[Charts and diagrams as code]
*****

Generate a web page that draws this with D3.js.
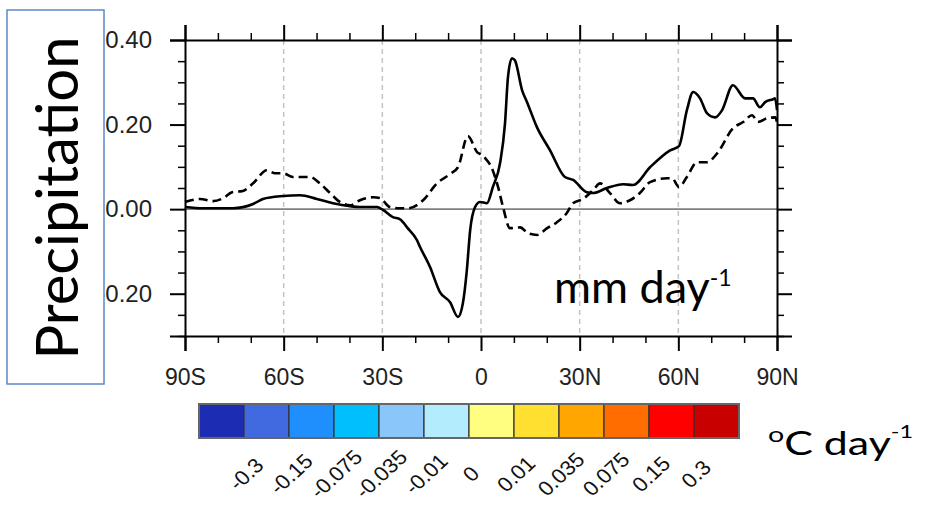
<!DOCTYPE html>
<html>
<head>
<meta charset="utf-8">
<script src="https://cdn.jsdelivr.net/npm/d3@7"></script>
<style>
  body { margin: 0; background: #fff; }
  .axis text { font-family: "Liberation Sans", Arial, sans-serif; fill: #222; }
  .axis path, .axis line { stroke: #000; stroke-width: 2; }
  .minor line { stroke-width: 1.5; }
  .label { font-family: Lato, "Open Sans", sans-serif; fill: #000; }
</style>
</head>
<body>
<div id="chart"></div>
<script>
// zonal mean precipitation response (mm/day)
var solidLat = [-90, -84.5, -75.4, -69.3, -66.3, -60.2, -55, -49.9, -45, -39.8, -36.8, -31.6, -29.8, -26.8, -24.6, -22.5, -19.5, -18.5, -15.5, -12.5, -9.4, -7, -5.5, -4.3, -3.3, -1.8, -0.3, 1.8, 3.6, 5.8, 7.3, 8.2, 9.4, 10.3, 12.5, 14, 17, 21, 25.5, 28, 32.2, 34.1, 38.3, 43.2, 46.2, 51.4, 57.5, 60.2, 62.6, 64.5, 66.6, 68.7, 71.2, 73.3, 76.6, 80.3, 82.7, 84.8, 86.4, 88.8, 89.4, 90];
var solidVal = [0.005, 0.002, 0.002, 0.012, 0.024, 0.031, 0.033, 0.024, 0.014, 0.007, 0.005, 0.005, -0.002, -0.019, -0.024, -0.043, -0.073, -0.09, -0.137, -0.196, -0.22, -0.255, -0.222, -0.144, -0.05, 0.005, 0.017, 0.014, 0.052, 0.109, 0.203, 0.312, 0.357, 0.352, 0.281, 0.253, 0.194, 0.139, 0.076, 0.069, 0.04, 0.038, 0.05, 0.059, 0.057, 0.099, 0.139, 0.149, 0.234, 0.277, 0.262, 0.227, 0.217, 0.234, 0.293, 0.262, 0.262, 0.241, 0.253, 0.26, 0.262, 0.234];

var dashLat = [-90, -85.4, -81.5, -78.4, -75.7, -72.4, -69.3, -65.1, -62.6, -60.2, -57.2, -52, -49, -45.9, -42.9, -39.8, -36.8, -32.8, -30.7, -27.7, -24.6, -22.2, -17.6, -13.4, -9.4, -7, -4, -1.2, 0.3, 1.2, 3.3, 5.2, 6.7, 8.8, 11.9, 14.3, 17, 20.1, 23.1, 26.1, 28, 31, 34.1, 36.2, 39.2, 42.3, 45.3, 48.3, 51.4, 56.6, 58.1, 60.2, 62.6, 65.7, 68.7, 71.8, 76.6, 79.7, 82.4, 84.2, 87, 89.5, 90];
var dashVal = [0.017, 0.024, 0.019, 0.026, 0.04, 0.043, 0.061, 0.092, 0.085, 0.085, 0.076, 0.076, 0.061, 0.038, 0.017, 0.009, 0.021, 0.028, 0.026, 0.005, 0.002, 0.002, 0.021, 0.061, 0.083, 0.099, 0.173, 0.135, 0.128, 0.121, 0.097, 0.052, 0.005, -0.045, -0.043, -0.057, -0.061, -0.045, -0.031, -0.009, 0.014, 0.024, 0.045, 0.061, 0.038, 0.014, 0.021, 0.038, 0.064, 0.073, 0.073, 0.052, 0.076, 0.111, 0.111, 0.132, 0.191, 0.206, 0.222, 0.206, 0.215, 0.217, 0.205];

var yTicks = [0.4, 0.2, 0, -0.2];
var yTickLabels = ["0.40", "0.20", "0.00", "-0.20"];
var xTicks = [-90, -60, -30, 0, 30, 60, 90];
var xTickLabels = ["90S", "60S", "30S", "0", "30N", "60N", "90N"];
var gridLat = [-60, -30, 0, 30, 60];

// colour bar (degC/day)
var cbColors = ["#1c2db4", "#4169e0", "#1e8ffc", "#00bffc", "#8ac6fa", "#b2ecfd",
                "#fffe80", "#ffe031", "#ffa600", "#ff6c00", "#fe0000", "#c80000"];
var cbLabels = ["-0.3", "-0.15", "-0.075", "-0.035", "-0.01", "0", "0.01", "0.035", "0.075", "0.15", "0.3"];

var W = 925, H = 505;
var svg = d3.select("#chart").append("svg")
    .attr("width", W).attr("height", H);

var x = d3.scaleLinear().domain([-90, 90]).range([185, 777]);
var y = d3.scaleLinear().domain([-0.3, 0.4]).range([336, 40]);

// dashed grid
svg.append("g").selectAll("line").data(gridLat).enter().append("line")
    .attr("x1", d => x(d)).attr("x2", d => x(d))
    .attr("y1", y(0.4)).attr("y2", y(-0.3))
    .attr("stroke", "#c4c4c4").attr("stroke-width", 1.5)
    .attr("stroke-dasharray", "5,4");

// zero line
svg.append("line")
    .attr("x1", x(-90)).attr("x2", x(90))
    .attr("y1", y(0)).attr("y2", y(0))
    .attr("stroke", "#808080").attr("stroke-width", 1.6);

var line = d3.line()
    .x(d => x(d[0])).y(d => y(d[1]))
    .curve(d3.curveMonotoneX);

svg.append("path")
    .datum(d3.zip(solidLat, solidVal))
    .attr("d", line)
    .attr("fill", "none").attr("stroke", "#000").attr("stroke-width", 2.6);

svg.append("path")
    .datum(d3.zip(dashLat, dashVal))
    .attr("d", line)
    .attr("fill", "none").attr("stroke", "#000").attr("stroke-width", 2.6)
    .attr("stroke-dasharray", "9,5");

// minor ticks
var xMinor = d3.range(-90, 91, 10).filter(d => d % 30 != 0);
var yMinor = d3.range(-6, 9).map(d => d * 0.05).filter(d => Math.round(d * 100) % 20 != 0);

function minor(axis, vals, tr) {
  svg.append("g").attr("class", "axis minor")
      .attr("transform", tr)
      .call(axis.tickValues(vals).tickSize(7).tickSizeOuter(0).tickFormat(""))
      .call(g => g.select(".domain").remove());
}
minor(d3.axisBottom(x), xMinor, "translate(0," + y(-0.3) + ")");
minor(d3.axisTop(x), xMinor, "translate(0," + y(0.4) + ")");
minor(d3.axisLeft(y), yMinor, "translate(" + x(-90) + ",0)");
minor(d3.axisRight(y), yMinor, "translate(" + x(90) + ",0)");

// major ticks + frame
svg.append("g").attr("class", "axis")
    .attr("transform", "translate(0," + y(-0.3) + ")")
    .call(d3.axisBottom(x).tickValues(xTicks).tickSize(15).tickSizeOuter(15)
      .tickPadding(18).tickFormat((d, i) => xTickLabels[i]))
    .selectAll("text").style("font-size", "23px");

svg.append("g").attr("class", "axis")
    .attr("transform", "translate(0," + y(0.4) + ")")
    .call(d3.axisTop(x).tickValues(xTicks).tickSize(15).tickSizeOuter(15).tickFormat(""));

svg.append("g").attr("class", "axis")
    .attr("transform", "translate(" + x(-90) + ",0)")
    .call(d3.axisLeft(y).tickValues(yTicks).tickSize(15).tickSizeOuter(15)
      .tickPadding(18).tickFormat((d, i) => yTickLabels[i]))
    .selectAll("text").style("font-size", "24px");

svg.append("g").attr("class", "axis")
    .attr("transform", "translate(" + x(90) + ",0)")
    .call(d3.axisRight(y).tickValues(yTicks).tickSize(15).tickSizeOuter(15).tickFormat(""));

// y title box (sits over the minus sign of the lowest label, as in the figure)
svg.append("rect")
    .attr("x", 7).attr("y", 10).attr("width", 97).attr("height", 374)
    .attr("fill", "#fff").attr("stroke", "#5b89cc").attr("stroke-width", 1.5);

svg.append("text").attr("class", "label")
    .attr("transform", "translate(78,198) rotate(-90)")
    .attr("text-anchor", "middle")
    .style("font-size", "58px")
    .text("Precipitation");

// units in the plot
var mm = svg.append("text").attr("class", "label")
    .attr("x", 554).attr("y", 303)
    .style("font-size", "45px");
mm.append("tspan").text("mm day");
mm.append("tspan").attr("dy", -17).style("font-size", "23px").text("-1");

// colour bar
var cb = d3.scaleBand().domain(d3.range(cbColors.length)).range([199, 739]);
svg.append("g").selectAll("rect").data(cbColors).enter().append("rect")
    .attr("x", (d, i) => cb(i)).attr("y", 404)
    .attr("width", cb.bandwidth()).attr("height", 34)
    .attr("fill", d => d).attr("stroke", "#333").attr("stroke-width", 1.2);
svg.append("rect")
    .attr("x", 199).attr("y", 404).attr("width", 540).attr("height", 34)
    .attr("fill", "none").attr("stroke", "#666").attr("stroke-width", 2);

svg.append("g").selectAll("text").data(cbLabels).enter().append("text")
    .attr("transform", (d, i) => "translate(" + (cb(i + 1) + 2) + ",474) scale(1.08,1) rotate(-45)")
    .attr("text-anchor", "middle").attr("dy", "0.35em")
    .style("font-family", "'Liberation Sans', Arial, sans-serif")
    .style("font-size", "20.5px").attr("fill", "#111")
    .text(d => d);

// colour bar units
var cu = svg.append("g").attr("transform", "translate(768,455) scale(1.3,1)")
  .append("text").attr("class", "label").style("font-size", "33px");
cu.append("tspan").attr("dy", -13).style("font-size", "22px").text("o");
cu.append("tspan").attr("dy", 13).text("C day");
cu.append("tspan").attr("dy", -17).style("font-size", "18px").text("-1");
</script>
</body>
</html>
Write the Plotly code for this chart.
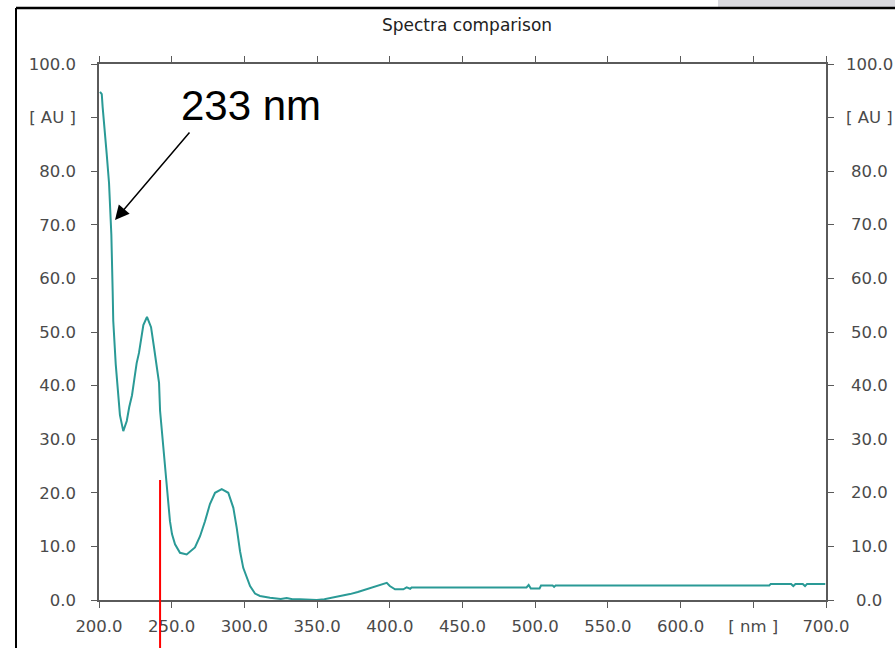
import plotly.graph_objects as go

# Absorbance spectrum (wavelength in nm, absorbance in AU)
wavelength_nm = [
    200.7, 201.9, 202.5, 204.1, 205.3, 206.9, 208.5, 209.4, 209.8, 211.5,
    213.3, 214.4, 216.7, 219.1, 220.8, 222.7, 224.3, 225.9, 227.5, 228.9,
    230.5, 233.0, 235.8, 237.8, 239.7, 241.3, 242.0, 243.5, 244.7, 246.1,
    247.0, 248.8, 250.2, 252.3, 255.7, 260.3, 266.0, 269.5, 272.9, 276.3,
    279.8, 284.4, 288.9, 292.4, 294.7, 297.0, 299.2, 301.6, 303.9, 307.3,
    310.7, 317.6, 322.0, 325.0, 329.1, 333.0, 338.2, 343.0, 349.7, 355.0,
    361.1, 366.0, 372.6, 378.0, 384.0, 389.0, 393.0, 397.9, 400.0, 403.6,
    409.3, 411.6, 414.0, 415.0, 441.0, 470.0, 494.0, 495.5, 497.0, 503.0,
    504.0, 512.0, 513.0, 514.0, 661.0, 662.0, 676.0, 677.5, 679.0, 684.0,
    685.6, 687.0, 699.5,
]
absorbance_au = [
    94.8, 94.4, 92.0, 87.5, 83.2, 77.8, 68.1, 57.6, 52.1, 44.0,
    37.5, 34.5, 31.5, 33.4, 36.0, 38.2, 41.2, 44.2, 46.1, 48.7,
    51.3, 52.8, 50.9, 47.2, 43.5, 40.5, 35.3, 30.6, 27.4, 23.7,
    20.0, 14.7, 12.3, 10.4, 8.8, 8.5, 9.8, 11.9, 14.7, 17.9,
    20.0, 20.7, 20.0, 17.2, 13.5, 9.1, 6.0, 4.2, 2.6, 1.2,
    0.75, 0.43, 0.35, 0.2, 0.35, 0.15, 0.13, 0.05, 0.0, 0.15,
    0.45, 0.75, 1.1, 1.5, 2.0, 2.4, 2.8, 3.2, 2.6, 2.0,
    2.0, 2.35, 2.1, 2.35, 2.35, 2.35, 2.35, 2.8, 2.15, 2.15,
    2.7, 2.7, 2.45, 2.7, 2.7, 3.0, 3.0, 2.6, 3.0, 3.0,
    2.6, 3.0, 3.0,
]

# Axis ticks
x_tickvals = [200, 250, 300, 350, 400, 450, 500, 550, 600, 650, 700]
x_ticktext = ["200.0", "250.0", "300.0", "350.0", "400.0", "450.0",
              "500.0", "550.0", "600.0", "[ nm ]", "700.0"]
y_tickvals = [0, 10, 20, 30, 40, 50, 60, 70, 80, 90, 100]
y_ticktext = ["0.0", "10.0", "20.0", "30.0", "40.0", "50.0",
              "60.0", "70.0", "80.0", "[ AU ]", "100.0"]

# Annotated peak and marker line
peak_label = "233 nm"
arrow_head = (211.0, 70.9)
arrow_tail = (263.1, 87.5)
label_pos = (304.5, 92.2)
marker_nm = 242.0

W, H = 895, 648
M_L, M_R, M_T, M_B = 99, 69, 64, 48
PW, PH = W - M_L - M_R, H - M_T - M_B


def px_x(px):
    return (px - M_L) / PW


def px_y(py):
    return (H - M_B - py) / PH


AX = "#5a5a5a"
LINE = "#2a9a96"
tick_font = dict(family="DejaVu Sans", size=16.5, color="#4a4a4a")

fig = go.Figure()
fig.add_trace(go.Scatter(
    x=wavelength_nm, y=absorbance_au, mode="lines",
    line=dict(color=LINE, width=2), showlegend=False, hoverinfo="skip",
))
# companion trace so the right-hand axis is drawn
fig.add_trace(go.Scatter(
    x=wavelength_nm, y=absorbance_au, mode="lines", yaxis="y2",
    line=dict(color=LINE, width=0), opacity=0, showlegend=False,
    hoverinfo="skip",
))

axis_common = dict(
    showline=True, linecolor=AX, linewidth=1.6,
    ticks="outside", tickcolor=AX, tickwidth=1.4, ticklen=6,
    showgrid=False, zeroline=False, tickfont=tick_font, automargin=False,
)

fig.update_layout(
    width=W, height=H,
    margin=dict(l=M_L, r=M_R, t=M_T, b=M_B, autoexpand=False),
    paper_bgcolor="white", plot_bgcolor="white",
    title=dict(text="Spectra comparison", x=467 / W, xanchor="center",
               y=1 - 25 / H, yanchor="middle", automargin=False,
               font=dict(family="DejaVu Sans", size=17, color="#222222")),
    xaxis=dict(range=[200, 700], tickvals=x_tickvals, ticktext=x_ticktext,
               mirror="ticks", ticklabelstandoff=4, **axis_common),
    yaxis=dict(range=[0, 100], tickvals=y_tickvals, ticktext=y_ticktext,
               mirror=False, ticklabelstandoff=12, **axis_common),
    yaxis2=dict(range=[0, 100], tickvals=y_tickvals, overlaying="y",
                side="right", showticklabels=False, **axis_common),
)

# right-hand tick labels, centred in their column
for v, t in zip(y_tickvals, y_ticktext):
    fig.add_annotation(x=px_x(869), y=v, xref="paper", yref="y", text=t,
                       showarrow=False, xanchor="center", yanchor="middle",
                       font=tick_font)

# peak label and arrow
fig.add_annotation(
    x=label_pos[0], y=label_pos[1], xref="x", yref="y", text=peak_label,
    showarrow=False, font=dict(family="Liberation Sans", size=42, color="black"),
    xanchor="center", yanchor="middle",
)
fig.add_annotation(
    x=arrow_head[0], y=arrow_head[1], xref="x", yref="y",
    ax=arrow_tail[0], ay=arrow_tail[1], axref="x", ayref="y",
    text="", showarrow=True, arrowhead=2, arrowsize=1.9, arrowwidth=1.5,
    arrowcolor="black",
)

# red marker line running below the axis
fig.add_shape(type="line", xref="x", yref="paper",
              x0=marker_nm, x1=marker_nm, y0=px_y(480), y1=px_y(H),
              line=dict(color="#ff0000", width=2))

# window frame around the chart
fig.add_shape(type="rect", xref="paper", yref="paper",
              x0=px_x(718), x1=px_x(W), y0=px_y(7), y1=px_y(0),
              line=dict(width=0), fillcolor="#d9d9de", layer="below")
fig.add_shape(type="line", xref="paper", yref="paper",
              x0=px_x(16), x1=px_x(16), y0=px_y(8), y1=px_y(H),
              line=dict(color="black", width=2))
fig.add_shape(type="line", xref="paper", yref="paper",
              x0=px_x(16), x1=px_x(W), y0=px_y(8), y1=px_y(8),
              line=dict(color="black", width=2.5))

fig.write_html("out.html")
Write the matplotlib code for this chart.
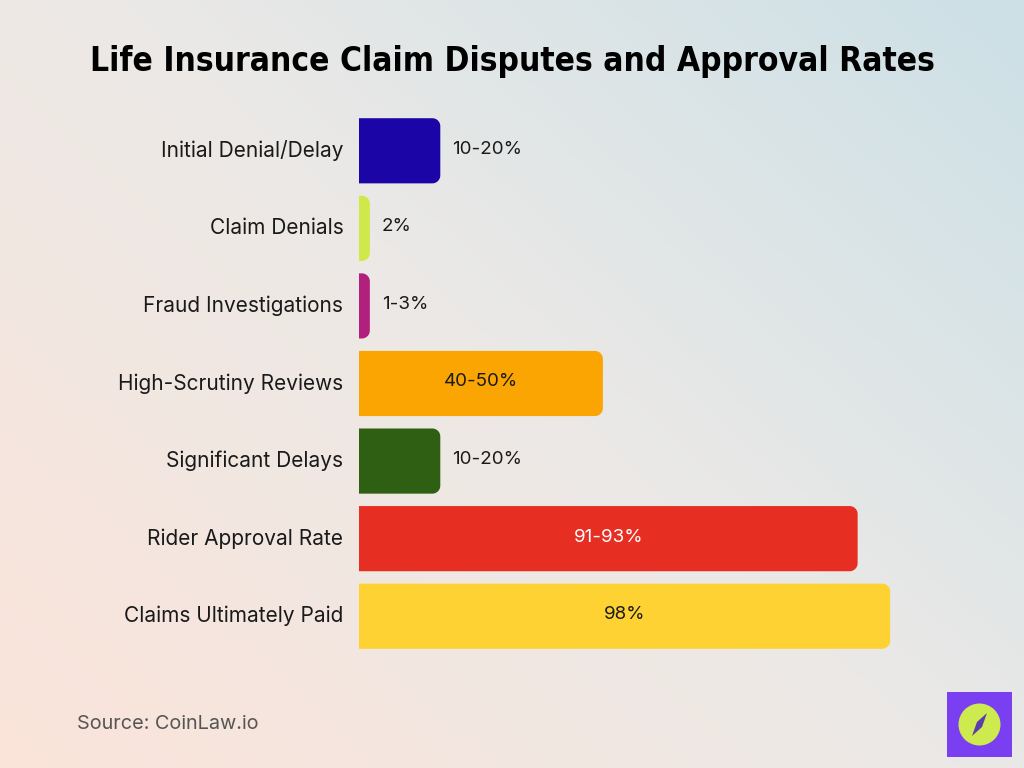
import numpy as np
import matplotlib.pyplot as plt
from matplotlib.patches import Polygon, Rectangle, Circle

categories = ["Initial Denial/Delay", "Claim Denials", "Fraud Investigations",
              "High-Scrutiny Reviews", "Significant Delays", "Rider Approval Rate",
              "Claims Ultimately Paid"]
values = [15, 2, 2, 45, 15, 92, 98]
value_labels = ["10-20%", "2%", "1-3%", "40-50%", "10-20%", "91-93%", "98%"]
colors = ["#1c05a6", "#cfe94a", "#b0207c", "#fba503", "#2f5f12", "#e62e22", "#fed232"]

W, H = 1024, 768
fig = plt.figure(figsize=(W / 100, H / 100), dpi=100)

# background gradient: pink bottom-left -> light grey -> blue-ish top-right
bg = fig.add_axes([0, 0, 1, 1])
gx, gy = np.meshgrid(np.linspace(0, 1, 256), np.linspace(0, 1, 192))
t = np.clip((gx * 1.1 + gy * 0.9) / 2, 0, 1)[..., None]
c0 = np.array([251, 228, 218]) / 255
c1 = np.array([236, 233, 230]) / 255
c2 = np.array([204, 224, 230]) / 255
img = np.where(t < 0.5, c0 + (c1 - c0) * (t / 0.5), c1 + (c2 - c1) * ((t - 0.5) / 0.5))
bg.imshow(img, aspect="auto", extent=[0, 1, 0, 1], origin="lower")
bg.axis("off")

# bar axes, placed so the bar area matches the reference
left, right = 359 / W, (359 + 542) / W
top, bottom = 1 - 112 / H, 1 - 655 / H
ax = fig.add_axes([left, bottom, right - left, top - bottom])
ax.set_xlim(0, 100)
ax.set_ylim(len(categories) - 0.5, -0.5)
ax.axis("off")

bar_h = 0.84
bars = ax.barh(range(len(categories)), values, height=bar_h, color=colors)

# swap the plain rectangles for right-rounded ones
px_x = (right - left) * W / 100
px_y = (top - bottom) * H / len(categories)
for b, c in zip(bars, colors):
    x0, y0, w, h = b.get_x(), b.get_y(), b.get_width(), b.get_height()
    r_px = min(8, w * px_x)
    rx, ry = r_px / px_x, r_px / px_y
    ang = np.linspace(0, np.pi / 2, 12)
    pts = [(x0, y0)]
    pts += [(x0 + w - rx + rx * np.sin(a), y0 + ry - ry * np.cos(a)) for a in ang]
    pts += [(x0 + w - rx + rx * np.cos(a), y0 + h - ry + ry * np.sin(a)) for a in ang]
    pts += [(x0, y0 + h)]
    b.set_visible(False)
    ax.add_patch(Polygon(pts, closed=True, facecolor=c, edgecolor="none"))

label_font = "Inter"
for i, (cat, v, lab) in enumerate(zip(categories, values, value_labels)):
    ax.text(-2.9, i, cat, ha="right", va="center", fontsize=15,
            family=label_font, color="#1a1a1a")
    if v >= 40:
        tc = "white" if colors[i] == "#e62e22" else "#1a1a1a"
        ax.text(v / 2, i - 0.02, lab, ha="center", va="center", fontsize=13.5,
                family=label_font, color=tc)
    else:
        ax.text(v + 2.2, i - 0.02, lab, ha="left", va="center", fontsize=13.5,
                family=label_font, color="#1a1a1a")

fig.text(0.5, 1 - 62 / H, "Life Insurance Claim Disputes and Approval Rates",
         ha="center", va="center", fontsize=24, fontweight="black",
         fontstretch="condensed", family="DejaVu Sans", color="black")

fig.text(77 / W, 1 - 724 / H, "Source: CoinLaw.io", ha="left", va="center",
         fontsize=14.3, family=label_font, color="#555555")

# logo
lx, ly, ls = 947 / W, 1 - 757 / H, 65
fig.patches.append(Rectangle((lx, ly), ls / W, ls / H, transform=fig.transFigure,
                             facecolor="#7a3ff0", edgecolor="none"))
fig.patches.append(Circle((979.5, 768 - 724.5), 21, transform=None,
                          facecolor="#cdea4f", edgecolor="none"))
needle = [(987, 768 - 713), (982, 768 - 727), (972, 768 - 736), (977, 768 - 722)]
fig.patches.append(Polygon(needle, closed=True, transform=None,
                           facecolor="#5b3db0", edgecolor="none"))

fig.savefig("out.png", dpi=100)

*****

◆ **Directions**
For the material above, give again only the lines starting at the line that contains "Write the Plotly code for this chart." and ending at the line that contains "import plotly.graph_objects as go". Pictures do not belong in the copy.

◆ **The response**
Write the Plotly code for this chart.
import plotly.graph_objects as go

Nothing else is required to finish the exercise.